WHAT THE EXERCISE ASKS
Restate the material word for word and leave out anything that is a picture.
>>>>
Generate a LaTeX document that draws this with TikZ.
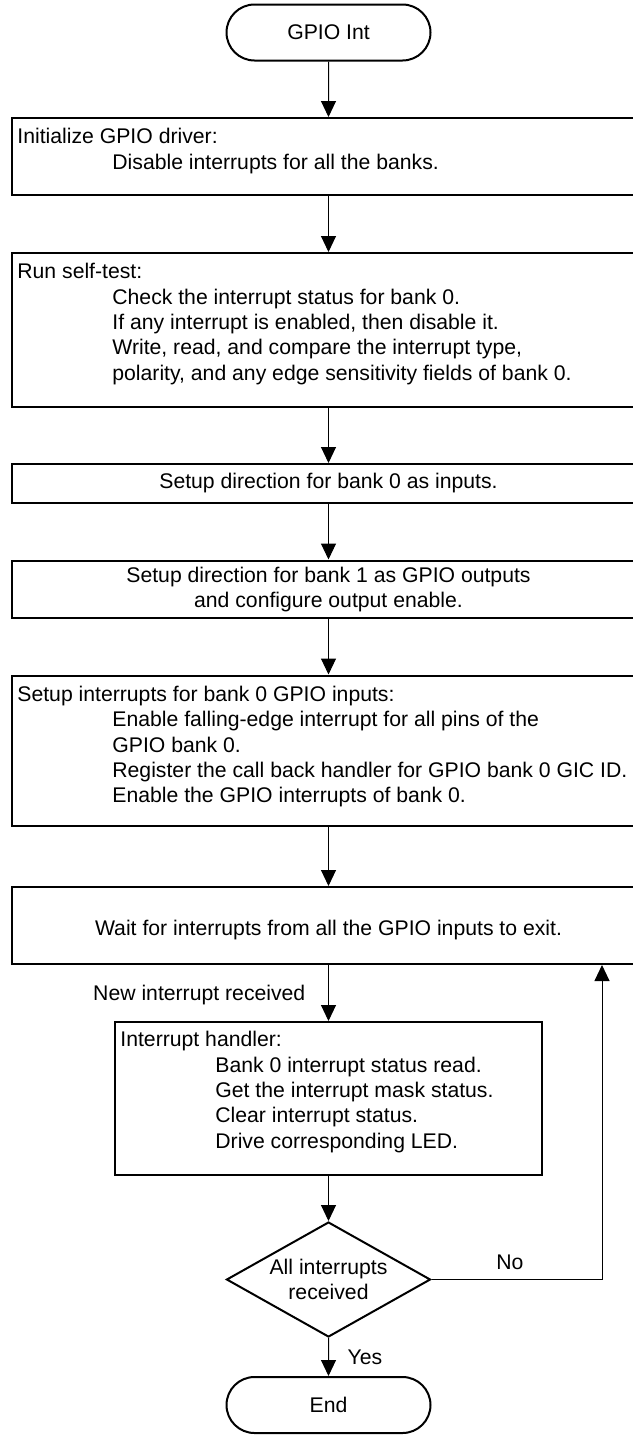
\documentclass[tikz,border=0pt]{standalone}
\usepackage{fontspec}
\setmainfont{Liberation Sans}
\usetikzlibrary{arrows.meta,shapes.misc,shapes.geometric}

\newcommand\stepin{\hspace*{47.5pt}}

\begin{document}
\begin{tikzpicture}[x=0.5pt, y=-0.5pt,
    font=\fontsize{10.6pt}{12.7pt}\selectfont,
    box/.style={draw, line width=1pt, rectangle, inner sep=0pt, minimum width=\boxW, align=center},
    term/.style={draw, line width=1pt, rounded rectangle, inner sep=0pt, minimum width=102pt, minimum height=28pt},
    decide/.style={draw, line width=1pt, diamond, aspect=1.77, inner sep=0pt, minimum width=102pt, minimum height=57.5pt, align=center},
    txt/.style={inner sep=0pt, align=left, anchor=north west},
    flow/.style={line width=0.5pt, -{Triangle[length=8pt, width=7.5pt]}}]

  % === GPIO interrupt example -- flow chart ===
  % one unit = one pixel of the 632 x 1435 page, y runs downward

  \def\boxW{316.5pt}  % width of the wide boxes (cut by the page edge)
  \def\midX{328.5}    % main axis

  \useasboundingbox (0,0) rectangle (632,1435);

  % Start
  \node[term] (start) at (\midX, 32.5) {GPIO Int};

  % Driver init
  \node[box, minimum height=38.5pt] (init) at (\midX, 156.5) {};
  \node[txt] at ([shift={(6,11)}]init.north west)
    {Initialize GPIO driver:\\
     \stepin Disable interrupts for all the banks.};

  % Self-test
  \node[box, minimum height=76.75pt] (selftest) at (\midX, 329.75) {};
  \node[txt] at ([shift={(6,11)}]selftest.north west)
    {Run self-test:\\
     \stepin Check the interrupt status for bank 0.\\
     \stepin If any interrupt is enabled, then disable it.\\
     \stepin Write, read, and compare the interrupt type,\\
     \stepin polarity, and any edge sensitivity fields of bank 0.};

  % Directions
  \node[box, minimum height=19.5pt] (dirin) at (\midX, 483.5)
    {Setup direction for bank 0 as inputs.};
  \node[box, minimum height=28.75pt] (dirout) at (\midX, 589.25)
    {Setup direction for bank 1 as GPIO outputs\\and configure output enable.};

  % Interrupt setup
  \node[box, minimum height=75.25pt] (setupint) at (\midX, 750.75) {};
  \node[txt] at ([shift={(6,11)}]setupint.north west)
    {Setup interrupts for bank 0 GPIO inputs:\\
     \stepin Enable falling-edge interrupt for all pins of the\\
     \stepin GPIO bank 0.\\
     \stepin Register the call back handler for GPIO bank 0 GIC ID.\\
     \stepin Enable the GPIO interrupts of bank 0.};

  % Wait loop
  \node[box, minimum height=38.5pt, text height=12.5pt, text depth=2.2pt] (wait) at (\midX, 925.5)
    {Wait for interrupts from all the GPIO inputs to exit.};

  % Handler
  \node[box, minimum width=213.5pt, minimum height=76.5pt] (handler) at (\midX, 1098.5) {};
  \node[txt] at ([shift={(6,10)}]handler.north west)
    {Interrupt handler:\\
     \stepin Bank 0 interrupt status read.\\
     \stepin Get the interrupt mask status.\\
     \stepin Clear interrupt status.\\
     \stepin Drive corresponding LED.};

  % Decision and end
  \node[decide] (decision) at (\midX, 1279.5) {All interrupts\\received};
  \node[term] (finish) at (\midX, 1405) {End};

  \coordinate (loopx) at (602, 0);

  % === Connectors ===
  \draw[flow] (start) -- (init);
  \draw[flow] (init) -- (selftest);
  \draw[flow] (selftest) -- (dirin);
  \draw[flow] (dirin) -- (dirout);
  \draw[flow] (dirout) -- (setupint);
  \draw[flow] (setupint) -- (wait);
  \draw[flow] (wait) -- node[left, xshift=-8pt, yshift=-1pt] {New interrupt received} (handler);
  \draw[flow] (handler) -- (decision);
  \draw[flow] (decision) -- node[right, xshift=6pt] {Yes} (finish);
  \draw[flow] (decision.east) -| node[pos=0.23, above=1.5pt] {No} (loopx |- wait.south);

\end{tikzpicture}
\end{document}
<<<<
TASK SOLUTION
Generate a LaTeX document that draws this with TikZ.
\documentclass[tikz,border=0pt]{standalone}
\usepackage{fontspec}
\setmainfont{Liberation Sans}
\usetikzlibrary{arrows.meta,shapes.misc,shapes.geometric}

\newcommand\stepin{\hspace*{47.5pt}}

\begin{document}
\begin{tikzpicture}[x=0.5pt, y=-0.5pt,
    font=\fontsize{10.6pt}{12.7pt}\selectfont,
    box/.style={draw, line width=1pt, rectangle, inner sep=0pt, minimum width=\boxW, align=center},
    term/.style={draw, line width=1pt, rounded rectangle, inner sep=0pt, minimum width=102pt, minimum height=28pt},
    decide/.style={draw, line width=1pt, diamond, aspect=1.77, inner sep=0pt, minimum width=102pt, minimum height=57.5pt, align=center},
    txt/.style={inner sep=0pt, align=left, anchor=north west},
    flow/.style={line width=0.5pt, -{Triangle[length=8pt, width=7.5pt]}}]

  % === GPIO interrupt example -- flow chart ===
  % one unit = one pixel of the 632 x 1435 page, y runs downward

  \def\boxW{316.5pt}  % width of the wide boxes (cut by the page edge)
  \def\midX{328.5}    % main axis

  \useasboundingbox (0,0) rectangle (632,1435);

  % Start
  \node[term] (start) at (\midX, 32.5) {GPIO Int};

  % Driver init
  \node[box, minimum height=38.5pt] (init) at (\midX, 156.5) {};
  \node[txt] at ([shift={(6,11)}]init.north west)
    {Initialize GPIO driver:\\
     \stepin Disable interrupts for all the banks.};

  % Self-test
  \node[box, minimum height=76.75pt] (selftest) at (\midX, 329.75) {};
  \node[txt] at ([shift={(6,11)}]selftest.north west)
    {Run self-test:\\
     \stepin Check the interrupt status for bank 0.\\
     \stepin If any interrupt is enabled, then disable it.\\
     \stepin Write, read, and compare the interrupt type,\\
     \stepin polarity, and any edge sensitivity fields of bank 0.};

  % Directions
  \node[box, minimum height=19.5pt] (dirin) at (\midX, 483.5)
    {Setup direction for bank 0 as inputs.};
  \node[box, minimum height=28.75pt] (dirout) at (\midX, 589.25)
    {Setup direction for bank 1 as GPIO outputs\\and configure output enable.};

  % Interrupt setup
  \node[box, minimum height=75.25pt] (setupint) at (\midX, 750.75) {};
  \node[txt] at ([shift={(6,11)}]setupint.north west)
    {Setup interrupts for bank 0 GPIO inputs:\\
     \stepin Enable falling-edge interrupt for all pins of the\\
     \stepin GPIO bank 0.\\
     \stepin Register the call back handler for GPIO bank 0 GIC ID.\\
     \stepin Enable the GPIO interrupts of bank 0.};

  % Wait loop
  \node[box, minimum height=38.5pt, text height=12.5pt, text depth=2.2pt] (wait) at (\midX, 925.5)
    {Wait for interrupts from all the GPIO inputs to exit.};

  % Handler
  \node[box, minimum width=213.5pt, minimum height=76.5pt] (handler) at (\midX, 1098.5) {};
  \node[txt] at ([shift={(6,10)}]handler.north west)
    {Interrupt handler:\\
     \stepin Bank 0 interrupt status read.\\
     \stepin Get the interrupt mask status.\\
     \stepin Clear interrupt status.\\
     \stepin Drive corresponding LED.};

  % Decision and end
  \node[decide] (decision) at (\midX, 1279.5) {All interrupts\\received};
  \node[term] (finish) at (\midX, 1405) {End};

  \coordinate (loopx) at (602, 0);

  % === Connectors ===
  \draw[flow] (start) -- (init);
  \draw[flow] (init) -- (selftest);
  \draw[flow] (selftest) -- (dirin);
  \draw[flow] (dirin) -- (dirout);
  \draw[flow] (dirout) -- (setupint);
  \draw[flow] (setupint) -- (wait);
  \draw[flow] (wait) -- node[left, xshift=-8pt, yshift=-1pt] {New interrupt received} (handler);
  \draw[flow] (handler) -- (decision);
  \draw[flow] (decision) -- node[right, xshift=6pt] {Yes} (finish);
  \draw[flow] (decision.east) -| node[pos=0.23, above=1.5pt] {No} (loopx |- wait.south);

\end{tikzpicture}
\end{document}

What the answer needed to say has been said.